Starting with the first line of the data below, copy each line up to and including the one containing "const boxW = 65, boxH = 29;". Pictures stay out.

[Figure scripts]
########
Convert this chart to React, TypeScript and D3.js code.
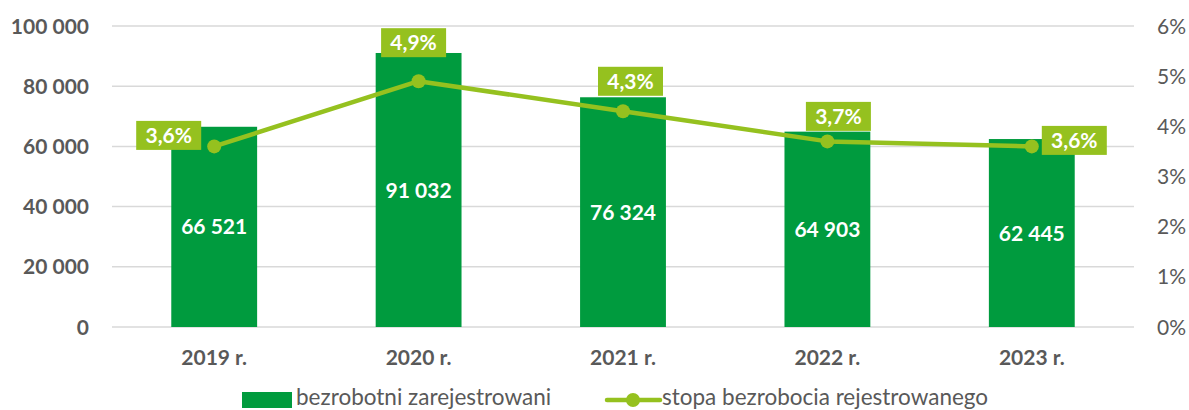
import React from "react";
import * as d3 from "d3";

const years = ["2019 r.", "2020 r.", "2021 r.", "2022 r.", "2023 r."];
const unemployed = [66521, 91032, 76324, 64903, 62445];
const rate = [3.6, 4.9, 4.3, 3.7, 3.6];
const leftTicks = [0, 20000, 40000, 60000, 80000, 100000];
const rightTicks = [0, 1, 2, 3, 4, 5, 6];
const seriesNames = ["bezrobotni zarejestrowani", "stopa bezrobocia rejestrowanego"];

// label box placement relative to point (layout only)
const labelOffsets = [
  [-45.5, -11],
  [-5, -38.5],
  [7.5, -30],
  [11, -25],
  [42.5, -6],
];

const W = 1189;
const H = 410;
const BAR = "#009B3E";
const LINE = "#95C11F";
const GRID = "#D9D9D9";
const TXT = "#595959";
const FONT = "Lato, 'Open Sans', sans-serif";

const fmt = (v: number) => d3.format(",")(v).replace(/,/g, " ");
const fmtPct = (v: number) => v.toFixed(1).replace(".", ",") + "%";

export default function App() {
  const left = 112, right = 1134, top = 26, bottom = 327;
  const x = d3.scaleBand<string>().domain(years).range([left, right]).paddingInner(0.58).paddingOuter(0.29);
  const y = d3.scaleLinear().domain([0, 100000]).range([bottom, top]);
  const y2 = d3.scaleLinear().domain([0, 6]).range([bottom, top]);
  const cx = (i: number) => (x(years[i]) as number) + x.bandwidth() / 2;
  const line = d3.line<number>().x((_, i) => cx(i)).y((d) => y2(d));
  const boxW = 65, boxH = 29;

  return (
    <svg width={W} height={H} style={{ position: "absolute", left: 0, top: 0, display: "block" }} fontFamily={FONT}>
      <rect width={W} height={H} fill="#fff" />
      {leftTicks.map((t) => (
        <g key={t}>
          <line x1={left} x2={right} y1={y(t)} y2={y(t)} stroke={GRID} strokeWidth={1.5} />
          <text x={89} y={y(t)} dy="0.36em" textAnchor="end" fontWeight="bold" fontSize={21} fill={TXT}>
            {fmt(t)}
          </text>
        </g>
      ))}
      {rightTicks.map((t) => (
        <text key={t} x={1157} y={y2(t)} dy="0.36em" textAnchor="start" fontSize={21} fill={TXT}>
          {t}%
        </text>
      ))}
      {unemployed.map((v, i) => (
        <g key={i}>
          <rect x={x(years[i])} y={y(v)} width={x.bandwidth()} height={bottom - y(v)} fill={BAR} />
          <text x={cx(i)} y={(y(v) + bottom) / 2} dy="0.36em" textAnchor="middle" fontWeight="bold" fontSize={21} fill="#fff">
            {fmt(v)}
          </text>
        </g>
      ))}
      {years.map((c, i) => (
        <text key={c} x={cx(i)} y={365} textAnchor="middle" fontWeight="bold" fontSize={21} fill={TXT}>
          {c}
        </text>
      ))}
      <path d={line(rate) || ""} fill="none" stroke={LINE} strokeWidth={4.5} strokeLinejoin="round" />
      {rate.map((r, i) => (
        <circle key={i} cx={cx(i)} cy={y2(r)} r={7} fill={LINE} />
      ))}
      {rate.map((r, i) => {
        const bx = cx(i) + labelOffsets[i][0];
        const by = y2(r) + labelOffsets[i][1];
        return (
          <g key={i}>
            <rect x={bx - boxW / 2} y={by - boxH / 2} width={boxW} height={boxH} fill={LINE} />
            <text x={bx} y={by} dy="0.36em" textAnchor="middle" fontWeight="bold" fontSize={21} fill="#fff">
              {fmtPct(r)}
            </text>
          </g>
        );
      })}
      {/* legend */}
      <rect x={242} y={392} width={50} height={16} fill={BAR} />
      <text x={296} y={405} fontSize={22.5} fill={TXT}>{seriesNames[0]}</text>
      <line x1={607} x2={660} y1={400} y2={400} stroke={LINE} strokeWidth={4.5} strokeLinecap="round" />
      <circle cx={633} cy={400} r={7} fill={LINE} />
      <text x={662} y={405} fontSize={22.5} fill={TXT}>{seriesNames[1]}</text>
    </svg>
  );
}
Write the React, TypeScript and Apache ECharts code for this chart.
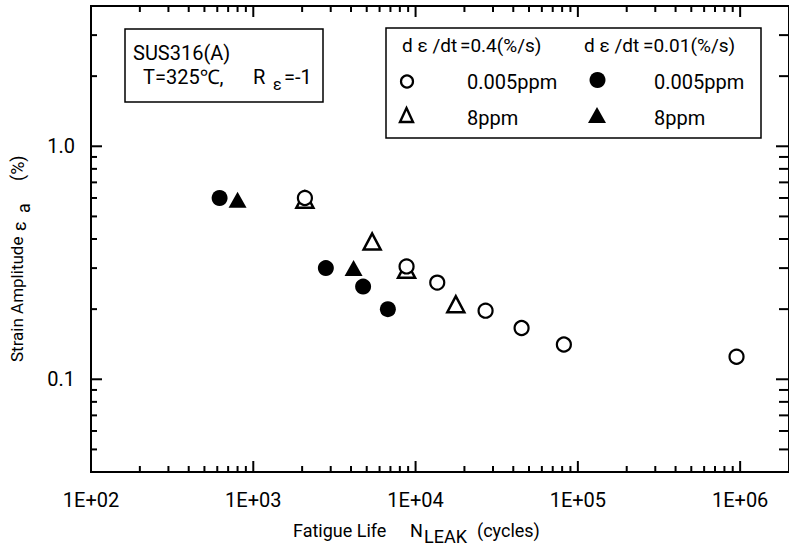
import React, { useEffect, useRef } from 'react';
import * as echarts from 'echarts';

// Axis ranges (log scales)
const X_MIN = 100;
const X_MAX = 2e6;
const Y_MIN = 0.04;
const Y_MAX = 4;

// Decades and minor-tick multipliers (log axes)
const xDecades = [100, 1000, 10000, 100000, 1000000];
const yDecades = [0.01, 0.1, 1];
const tickMultipliers = [1, 2, 3, 4, 5, 6, 7, 8, 9];

// Data: [fatigue life N_LEAK (cycles), strain amplitude (%)]
// dε/dt = 0.4 %/s, 0.005 ppm (open circle)
const fastLowDO = [
  [2080, 0.6],
  [8800, 0.305],
  [13600, 0.26],
  [27000, 0.197],
  [45000, 0.166],
  [82000, 0.141],
  [950000, 0.125],
];
// dε/dt = 0.4 %/s, 8 ppm (open triangle)
const fastHighDO = [
  [2080, 0.59],
  [5400, 0.39],
  [8800, 0.295],
  [17700, 0.21],
];
// dε/dt = 0.01 %/s, 0.005 ppm (filled circle)
const slowLowDO = [
  [620, 0.6],
  [2800, 0.3],
  [4750, 0.25],
  [6750, 0.2],
];
// dε/dt = 0.01 %/s, 8 ppm (filled triangle)
const slowHighDO = [
  [800, 0.59],
  [4150, 0.3],
];

const FONT = 'Roboto, "Noto Sans", sans-serif';

function isPow10(v: number) {
  const e = Math.round(Math.log10(v));
  return Math.abs(v - Math.pow(10, e)) / v < 1e-6 ? e : null;
}

// tick marks (drawn as thin rect symbols through the axes' log scales)
function buildTicks() {
  const items: any[] = [];
  const W = 2;
  xDecades.forEach((b) =>
    tickMultipliers.forEach((m) => {
      const v = b * m;
      if (v <= X_MIN || v >= X_MAX) return;
      const len = m === 1 ? 11 : 6;
      items.push({ value: [v, Y_MIN], symbolSize: [W, len], symbolOffset: [0, -len / 2] });
      items.push({ value: [v, Y_MAX], symbolSize: [W, len], symbolOffset: [0, len / 2] });
    })
  );
  yDecades.forEach((b) =>
    tickMultipliers.forEach((m) => {
      const v = b * m;
      if (v <= Y_MIN * 1.0001 || v >= Y_MAX * 0.9999) return;
      const len = m === 1 ? 11 : 6;
      const rlen = m === 1 ? 13 : 10;
      items.push({ value: [X_MIN, v], symbolSize: [len, W], symbolOffset: [len / 2, 0] });
      items.push({ value: [X_MAX, v], symbolSize: [rlen, W], symbolOffset: [-rlen / 2, 0] });
    })
  );
  return items;
}

function txt(text: string, x: number, y: number, size = 20, extra: any = {}) {
  return {
    type: 'text',
    x,
    y,
    silent: true,
    z: 21,
    ...extra,
    style: {
      text,
      fill: '#000',
      font: `${size}px ${FONT}`,
      align: 'left',
      verticalAlign: 'middle',
      textAlign: 'left',
      textVerticalAlign: 'middle',
    },
  };
}

export default function App() {
  const ref = useRef<HTMLDivElement>(null);
  useEffect(() => {
    if (!ref.current) return;
    const chart = echarts.init(ref.current, undefined, { renderer: 'svg' });
    const rotated = { rotation: Math.PI / 2 };
    const graphic: any[] = [
      // condition box
      {
        type: 'rect',
        shape: { x: 125, y: 29, width: 198, height: 73 },
        style: { fill: '#fff', stroke: '#000', lineWidth: 1.5 },
        silent: true,
        z: 20,
      },
      txt('SUS316(A)', 133, 53),
      txt('T=325℃,', 143, 77),
      txt('R', 253, 77),
      txt('ε', 273, 84, 16),
      txt('=-1', 284, 77),
      // legend box
      {
        type: 'rect',
        shape: { x: 386, y: 28, width: 375, height: 110 },
        style: { fill: '#fff', stroke: '#000', lineWidth: 1.5 },
        silent: true,
        z: 20,
      },
      txt('d ε /dt', 402, 45, 19),
      txt('=0.4(%/s)', 460, 45, 19),
      txt('d ε /dt', 584, 45, 19),
      txt('=0.01(%/s)', 643, 45, 19),
      {
        type: 'circle',
        shape: { cx: 407, cy: 81.5, r: 6 },
        style: { fill: '#fff', stroke: '#000', lineWidth: 2.2 },
        z: 21,
        silent: true,
      },
      txt('0.005ppm', 467, 82),
      {
        type: 'circle',
        shape: { cx: 597.5, cy: 80, r: 8 },
        style: { fill: '#000' },
        z: 21,
        silent: true,
      },
      txt('0.005ppm', 654, 82),
      {
        type: 'polygon',
        shape: { points: [[406.5, 108], [413, 122], [400, 122]] },
        style: { fill: '#fff', stroke: '#000', lineWidth: 2.4 },
        z: 21,
        silent: true,
      },
      txt('8ppm', 467, 118),
      {
        type: 'polygon',
        shape: { points: [[597, 107], [606, 123], [588, 123]] },
        style: { fill: '#000' },
        z: 21,
        silent: true,
      },
      txt('8ppm', 654, 118),
      // x axis title
      txt('Fatigue Life', 293, 530, 18),
      txt('N', 410, 530, 18),
      txt('LEAK', 424, 536, 18),
      txt('(cycles)', 477, 530, 18),
      // y axis title (rotated)
      txt('Strain Amplitude', 17, 362, 17, rotated),
      txt('ε', 19, 231, 18, rotated),
      txt('a', 23, 213, 18, rotated),
      txt('(%)', 17, 181, 18, rotated),
    ];

    const option: any = {
      animation: false,
      backgroundColor: '#fff',
      grid: {
        left: 91,
        top: 6,
        width: 699,
        height: 466,
        show: true,
        borderColor: '#000',
        borderWidth: 2,
        backgroundColor: 'transparent',
      },
      xAxis: {
        type: 'log',
        logBase: 10,
        min: X_MIN,
        max: X_MAX,
        axisLine: { show: true, onZero: false, lineStyle: { color: '#000', width: 2 } },
        axisTick: { show: false },
        splitLine: { show: false },
        axisLabel: {
          color: '#000',
          fontSize: 20,
          fontFamily: FONT,
          margin: 18,
          showMaxLabel: false,
          formatter: (v: number) => {
            const e = isPow10(v);
            return e === null ? '' : `1E+0${e}`;
          },
        },
      },
      yAxis: {
        type: 'log',
        logBase: 10,
        min: Y_MIN,
        max: Y_MAX,
        axisLine: { show: true, onZero: false, lineStyle: { color: '#000', width: 2 } },
        axisTick: { show: false },
        splitLine: { show: false },
        axisLabel: {
          color: '#000',
          fontSize: 20,
          fontFamily: FONT,
          margin: 16,
          showMaxLabel: false,
          showMinLabel: false,
          formatter: (v: number) => {
            const e = isPow10(v);
            if (e === null) return '';
            return e === 0 ? '1.0' : e === -1 ? '0.1' : '';
          },
        },
      },
      series: [
        {
          name: 'ticks',
          type: 'scatter',
          symbol: 'rect',
          clip: false,
          silent: true,
          z: 5,
          itemStyle: { color: '#000', opacity: 1 },
          data: buildTicks(),
        },
        {
          name: '0.4 %/s, 8ppm',
          type: 'scatter',
          symbol: 'triangle',
          symbolSize: [17, 16],
          silent: true,
          z: 10,
          itemStyle: { color: '#fff', borderColor: '#000', borderWidth: 2.5, opacity: 1 },
          data: fastHighDO,
        },
        {
          name: '0.4 %/s, 0.005ppm',
          type: 'scatter',
          symbol: 'circle',
          symbolSize: 14,
          silent: true,
          z: 11,
          itemStyle: { color: '#fff', borderColor: '#000', borderWidth: 2.2, opacity: 1 },
          data: fastLowDO,
        },
        {
          name: '0.01 %/s, 0.005ppm',
          type: 'scatter',
          symbol: 'circle',
          symbolSize: 16,
          silent: true,
          z: 12,
          itemStyle: { color: '#000', opacity: 1 },
          data: slowLowDO,
        },
        {
          name: '0.01 %/s, 8ppm',
          type: 'scatter',
          symbol: 'triangle',
          symbolSize: [18, 16],
          silent: true,
          z: 12,
          itemStyle: { color: '#000', opacity: 1 },
          data: slowHighDO,
        },
      ],
      graphic,
    };
    chart.setOption(option);
    return () => chart.dispose();
  }, []);
  return (
    <div
      ref={ref}
      style={{ position: 'fixed', left: 0, top: 0, width: 789, height: 547, background: '#fff' }}
    />
  );
}
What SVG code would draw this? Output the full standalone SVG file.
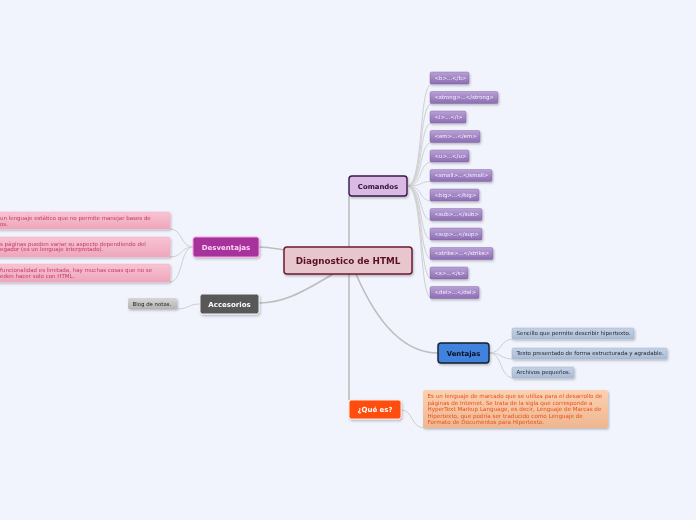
########
> **WRITTEN REPLY**
Convert this chart to React, TypeScript and D3.js code.
import React from "react";
import * as d3 from "d3";

const years = ["2019 r.", "2020 r.", "2021 r.", "2022 r.", "2023 r."];
const unemployed = [66521, 91032, 76324, 64903, 62445];
const rate = [3.6, 4.9, 4.3, 3.7, 3.6];
const leftTicks = [0, 20000, 40000, 60000, 80000, 100000];
const rightTicks = [0, 1, 2, 3, 4, 5, 6];
const seriesNames = ["bezrobotni zarejestrowani", "stopa bezrobocia rejestrowanego"];

// label box placement relative to point (layout only)
const labelOffsets = [
  [-45.5, -11],
  [-5, -38.5],
  [7.5, -30],
  [11, -25],
  [42.5, -6],
];

const W = 1189;
const H = 410;
const BAR = "#009B3E";
const LINE = "#95C11F";
const GRID = "#D9D9D9";
const TXT = "#595959";
const FONT = "Lato, 'Open Sans', sans-serif";

const fmt = (v: number) => d3.format(",")(v).replace(/,/g, " ");
const fmtPct = (v: number) => v.toFixed(1).replace(".", ",") + "%";

export default function App() {
  const left = 112, right = 1134, top = 26, bottom = 327;
  const x = d3.scaleBand<string>().domain(years).range([left, right]).paddingInner(0.58).paddingOuter(0.29);
  const y = d3.scaleLinear().domain([0, 100000]).range([bottom, top]);
  const y2 = d3.scaleLinear().domain([0, 6]).range([bottom, top]);
  const cx = (i: number) => (x(years[i]) as number) + x.bandwidth() / 2;
  const line = d3.line<number>().x((_, i) => cx(i)).y((d) => y2(d));
  const boxW = 65, boxH = 29;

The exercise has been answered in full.